Note that I expose my position quite a lot with the first statement: A single example that shows the merit of Set.elementsEqual or Dictionary.starts(with:) would force me to back down at least a bit... but that didn't happen yet.

for-in has useful applications for Set, so I don't think it makes any sense to forbid it:
If someone iterates over a Set he probably knows what he is doing.
But Sequence does not only say "this can be looped over" - it also builds abstractions on top of this requirement, which don't work for all (current) implementers.

Would you say it's a good idea to "enrich" an array of bytes with string-methods, instead of having a dedicated String type?

jawbroken · April 9, 2018, 11:28am

Everyone has already agreed that elementsEqual is, at the very least, poorly named in a way that makes it harmful, sure. As you know, it's the subject of a proposal that is currently under review and I hope it is addressed in some way. I'm having trouble understanding how starts(with:) is confusing or harmful though, because the name makes it clear to me that it must apply to the iteration/Sequence order. Usefulness is another question, but I haven't thought about it much. So your criteria for creating a separate protocol hierarchy is “can I find some conforming type where I can't think of a use for one or more methods”?

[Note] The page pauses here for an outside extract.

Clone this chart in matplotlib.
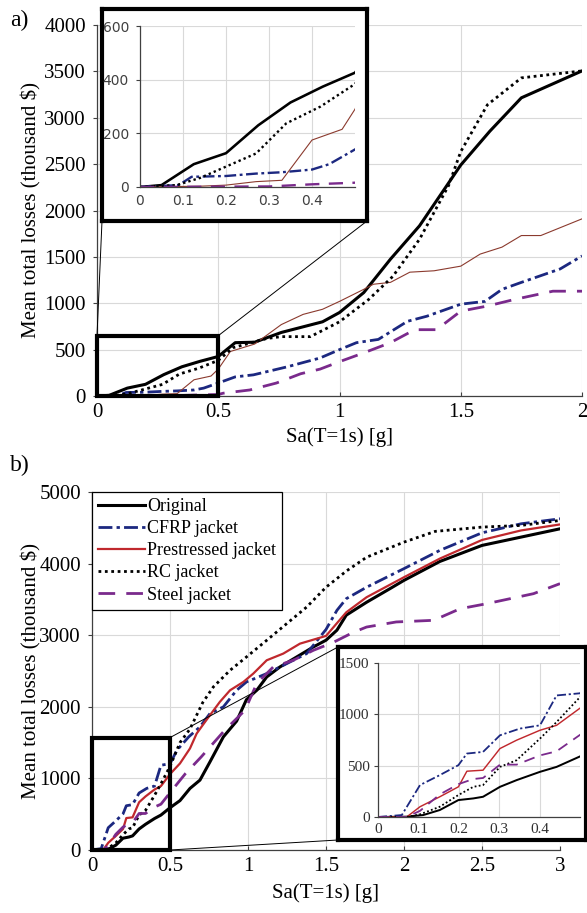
import matplotlib
matplotlib.use('Agg')
import matplotlib.pyplot as plt
from matplotlib.patches import ConnectionPatch

plt.rcParams['font.family'] = 'Liberation Serif'

W, H = 587, 913

# ---- panel a) data (Sa in g, losses in thousand $) ----
a_orig_x = [0, 0.05, 0.125, 0.2, 0.275, 0.35, 0.425, 0.5, 0.57, 0.65, 0.76, 0.93, 1.0, 1.1, 1.21, 1.33, 1.5, 1.62, 1.75, 2.0]
a_orig_y = [0, 7, 85, 126, 230, 315, 374, 426, 575, 580, 685, 800, 900, 1115, 1475, 1835, 2490, 2855, 3215, 3505]

a_cfrp_x = [0, 0.09, 0.12, 0.2, 0.27, 0.33, 0.4, 0.44, 0.5, 0.57, 0.645, 0.785, 0.92, 1.0, 1.07, 1.16, 1.28, 1.36, 1.5, 1.6, 1.67, 1.75, 1.91, 2.0]
a_cfrp_y = [0, 7, 38, 41, 50, 55, 65, 85, 140, 206, 228, 315, 410, 500, 575, 610, 805, 860, 990, 1020, 1150, 1225, 1370, 1510]

a_pres_x = [0, 0.14, 0.2, 0.27, 0.33, 0.4, 0.47, 0.5, 0.55, 0.65, 0.76, 0.85, 0.93, 1.0, 1.1, 1.14, 1.21, 1.29, 1.39, 1.5, 1.58, 1.67, 1.75, 1.83, 2.0]
a_pres_y = [0, 3, 7, 20, 25, 175, 215, 290, 480, 560, 770, 880, 935, 1020, 1150, 1205, 1225, 1335, 1350, 1400, 1530, 1605, 1730, 1730, 1910]

a_rc_x = [0, 0.085, 0.14, 0.2, 0.27, 0.34, 0.42, 0.5, 0.56, 0.7, 0.76, 0.88, 1.0, 1.12, 1.22, 1.33, 1.45, 1.5, 1.61, 1.75, 2.0]
a_rc_y = [0, 7, 34, 76, 125, 237, 300, 384, 520, 620, 640, 640, 800, 1040, 1290, 1690, 2270, 2635, 3140, 3430, 3505]

a_steel_x = [0, 0.3, 0.4, 0.5, 0.52, 0.63, 0.74, 0.84, 0.92, 1.0, 1.1, 1.21, 1.31, 1.4, 1.5, 1.61, 1.72, 1.88, 2.0]
a_steel_y = [0, 2, 10, 16, 30, 65, 140, 240, 290, 370, 465, 575, 715, 715, 915, 970, 1040, 1130, 1130]

# ---- panel b) data ----
b_orig_x = [0, 0.071, 0.112, 0.153, 0.199, 0.236, 0.26, 0.302, 0.343, 0.401, 0.442, 0.5, 0.564, 0.628, 0.692, 0.756, 0.842, 0.927, 0.99, 1.056, 1.12, 1.205, 1.312, 1.419, 1.5, 1.57, 1.63, 1.76, 1.91, 2.0, 2.23, 2.5, 2.75, 3.0]
b_orig_y = [0, 3, 19, 68, 165, 181, 197, 294, 359, 440, 488, 590, 690, 860, 976, 1230, 1580, 1800, 2100, 2231, 2417, 2557, 2696, 2836, 2930, 3070, 3280, 3460, 3650, 3766, 4030, 4254, 4370, 4486]

b_cfrp_x = [0, 0.059, 0.104, 0.153, 0.199, 0.22, 0.26, 0.302, 0.351, 0.401, 0.442, 0.5, 0.545, 0.62, 0.692, 0.756, 0.842, 0.927, 0.99, 1.12, 1.248, 1.376, 1.5, 1.57, 1.63, 1.76, 2.0, 2.23, 2.5, 2.75, 3.0]
b_cfrp_y = [0, 19, 311, 408, 505, 618, 634, 796, 861, 893, 1184, 1205, 1395, 1580, 1720, 1906, 1999, 2231, 2347, 2464, 2603, 2743, 3080, 3347, 3510, 3670, 3930, 4185, 4430, 4556, 4626]

b_pres_x = [0, 0.071, 0.104, 0.153, 0.199, 0.22, 0.26, 0.302, 0.343, 0.401, 0.442, 0.5, 0.564, 0.628, 0.671, 0.735, 0.82, 0.885, 0.97, 1.034, 1.12, 1.226, 1.333, 1.5, 1.63, 1.76, 2.0, 2.23, 2.5, 2.75, 3.0]
b_pres_y = [0, 0, 100, 197, 294, 446, 456, 667, 748, 845, 893, 1060, 1209, 1418, 1627, 1820, 2070, 2231, 2347, 2464, 2650, 2743, 2882, 2990, 3320, 3530, 3810, 4070, 4330, 4463, 4547]

b_rc_x = [0, 0.071, 0.104, 0.153, 0.199, 0.236, 0.26, 0.302, 0.343, 0.401, 0.442, 0.5, 0.564, 0.628, 0.71, 0.778, 0.885, 0.99, 1.12, 1.248, 1.376, 1.5, 1.633, 1.761, 2.0, 2.2, 2.5, 2.75, 3.0]
b_rc_y = [0, 0, 26, 100, 214, 294, 311, 488, 553, 764, 925, 1168, 1500, 1690, 2060, 2278, 2510, 2696, 2929, 3161, 3393, 3670, 3900, 4090, 4300, 4450, 4510, 4533, 4603]

b_steel_x = [0, 0.071, 0.104, 0.153, 0.199, 0.236, 0.26, 0.302, 0.343, 0.401, 0.442, 0.5, 0.6, 0.7, 0.85, 0.98, 1.056, 1.162, 1.29, 1.419, 1.547, 1.675, 1.76, 1.95, 2.19, 2.36, 2.53, 2.83, 3.0]
b_steel_y = [0, 0, 60, 220, 320, 370, 380, 510, 510, 600, 640, 800, 1070, 1300, 1670, 1950, 2324, 2557, 2650, 2789, 2900, 3040, 3114, 3185, 3208, 3370, 3440, 3580, 3720]

labels = ['Original', 'CFRP jacket', 'Prestressed jacket', 'RC jacket', 'Steel jacket']

NAVY = '#1c2880'
PURPLE = '#7a2a8c'
styles = {
    'Original': dict(color='black', lw=2.2, ls='-'),
    'CFRP jacket': dict(color=NAVY, lw=2.0, ls=(0, (5, 1.5, 1.2, 1.5))),
    'Prestressed jacket': dict(color='#c0282d', lw=1.6, ls='-'),
    'RC jacket': dict(color='black', lw=2.0, ls=(0, (1, 1.3))),
    'Steel jacket': dict(color=PURPLE, lw=2.0, ls=(0, (6, 4))),
}

a_data = [(a_orig_x, a_orig_y), (a_cfrp_x, a_cfrp_y), (a_pres_x, a_pres_y), (a_rc_x, a_rc_y), (a_steel_x, a_steel_y)]
b_data = [(b_orig_x, b_orig_y), (b_cfrp_x, b_cfrp_y), (b_pres_x, b_pres_y), (b_rc_x, b_rc_y), (b_steel_x, b_steel_y)]

fig = plt.figure(figsize=(W / 100, H / 100), dpi=100)


def px_axes(x0, y0, x1, y1):
    return fig.add_axes([x0 / W, 1 - y1 / H, (x1 - x0) / W, (y1 - y0) / H])


def style_axes(ax, size, family, color='black'):
    ax.grid(True, color='#d9d9d9', lw=0.8)
    ax.set_axisbelow(True)
    for s in ['top', 'right']:
        ax.spines[s].set_visible(False)
    for s in ['left', 'bottom']:
        ax.spines[s].set_color('#404040')
        ax.spines[s].set_linewidth(0.9)
    ax.tick_params(axis='x', direction='in', length=3, color='#404040', pad=5)
    ax.tick_params(axis='y', direction='out', length=3, color='#404040', pad=5)
    for t in ax.get_xticklabels() + ax.get_yticklabels():
        t.set_fontsize(size)
        t.set_family(family)
        t.set_color(color)


def frame_box(x0, y0, x1, y1):
    fr = px_axes(x0, y0, x1, y1)
    fr.set_xticks([])
    fr.set_yticks([])
    for s in fr.spines.values():
        s.set_linewidth(3)
        s.set_color('black')
    return fr


def connect(ax, xy, fig_px):
    cp = ConnectionPatch(xyA=xy, coordsA=ax.transData,
                         xyB=(fig_px[0] / W, 1 - fig_px[1] / H), coordsB=fig.transFigure,
                         color='black', lw=0.7)
    fig.add_artist(cp)


# ================= panel a =================
ax_a = px_axes(97, 25, 582, 396)
for lab, (x, y) in zip(labels, a_data):
    st = dict(styles[lab])
    if lab == 'Prestressed jacket':
        st.update(color='#8b3a2e', lw=0.8)
    ax_a.plot(x, y, **st)
ax_a.set_xlim(0, 2)
ax_a.set_ylim(0, 4000)
ax_a.set_xticks([0, 0.5, 1, 1.5, 2])
ax_a.set_xticklabels(['0', '0.5', '1', '1.5', '2'])
ax_a.set_yticks(range(0, 4001, 500))
style_axes(ax_a, 15, 'Liberation Serif')
ax_a.add_patch(plt.Rectangle((0, 0), 0.5, 650, fill=False, lw=3, ec='black', zorder=5, clip_on=False))

connect(ax_a, (0, 650), (102, 221))
connect(ax_a, (0.5, 650), (367, 221))

frame_box(102, 9, 367, 221)
ins_a = px_axes(140, 26, 355, 187)
for lab, (x, y) in zip(labels, a_data):
    st = dict(styles[lab])
    if lab == 'Prestressed jacket':
        st.update(color='#8b3a2e', lw=0.8)
    else:
        st.update(lw=st['lw'] * 0.85)
    ins_a.plot(x, y, **st)
ins_a.set_xlim(0, 0.5)
ins_a.set_ylim(0, 600)
ins_a.set_xticks([0, 0.1, 0.2, 0.3, 0.4])
ins_a.set_xticklabels(['0', '0.1', '0.2', '0.3', '0.4'])
ins_a.set_yticks([0, 200, 400, 600])
style_axes(ins_a, 10, 'DejaVu Sans', '#404040')
ins_a.tick_params(axis='x', length=0, pad=5)

fig.text(10 / W, 1 - 20 / H, 'a)', fontsize=17, ha='left', va='center')
fig.text(31 / W, 1 - 210 / H, r'Mean total losses (thousand \$)', rotation=90,
         fontsize=15, ha='center', va='center')
fig.text(340 / W, 1 - 437 / H, 'Sa(T=1s) [g]', fontsize=15, ha='center', va='center')

# ================= panel b =================
ax_b = px_axes(92, 492, 560, 850)
for lab, (x, y) in zip(labels, b_data):
    ax_b.plot(x, y, label=lab, **styles[lab])
ax_b.set_xlim(0, 3)
ax_b.set_ylim(0, 5000)
ax_b.set_xticks([0, 0.5, 1, 1.5, 2, 2.5, 3])
ax_b.set_xticklabels(['0', '0.5', '1', '1.5', '2', '2.5', '3'])
ax_b.set_yticks(range(0, 5001, 1000))
style_axes(ax_b, 15, 'Liberation Serif')
ax_b.add_patch(plt.Rectangle((0, 0), 0.5, 1570, fill=False, lw=3, ec='black', zorder=5, clip_on=False))

leg = ax_b.legend(loc='upper left', bbox_to_anchor=(0, 1), borderaxespad=0,
                  prop={'family': 'Liberation Serif', 'size': 13}, fancybox=False,
                  edgecolor='black', framealpha=1, handlelength=2.6, handletextpad=0.1,
                  labelspacing=0.28, borderpad=0.35)
leg.get_frame().set_linewidth(0.9)

connect(ax_b, (0.5, 1570), (338, 647))
connect(ax_b, (0.5, 0), (338, 840))

frame_box(338, 647, 586, 840)
ins_b = px_axes(378, 663, 580, 817)
for lab, (x, y) in zip(labels, b_data):
    st = dict(styles[lab])
    st.update(lw=st['lw'] * 0.65)
    ins_b.plot(x, y, **st)
ins_b.set_xlim(0, 0.5)
ins_b.set_ylim(0, 1500)
ins_b.set_xticks([0, 0.1, 0.2, 0.3, 0.4])
ins_b.set_xticklabels(['0', '0.1', '0.2', '0.3', '0.4'])
ins_b.set_yticks([0, 500, 1000, 1500])
style_axes(ins_b, 11, 'Liberation Serif', '#303030')
ins_b.tick_params(axis='y', pad=3)
ins_b.tick_params(axis='x', length=0, pad=4)

fig.text(10 / W, 1 - 465 / H, 'b)', fontsize=17, ha='left', va='center')
fig.text(31 / W, 1 - 671 / H, r'Mean total losses (thousand \$)', rotation=90,
         fontsize=15, ha='center', va='center')
fig.text(326 / W, 1 - 893 / H, 'Sa(T=1s) [g]', fontsize=15, ha='center', va='center')

fig.savefig('out.png', dpi=100)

Strings are a great example for you to raise here, because they were recently made to conform to Collection for pragmatic reasons despite violating some of the semantics/expectations of that protocol. Collection conformance used to be available on a .characters view instead, but this wasn't considered ergonomic. I suppose an alternative would have been to create an NotQuiteACollection protocol that somehow addressed the strange aspects of String as a Collection (appending two Strings may not result in a collection with a length that is the sum of the two, etc). Generic algorithms written for Collections can fail unexpectedly on certain input Strings. There are some good parallels here, I think.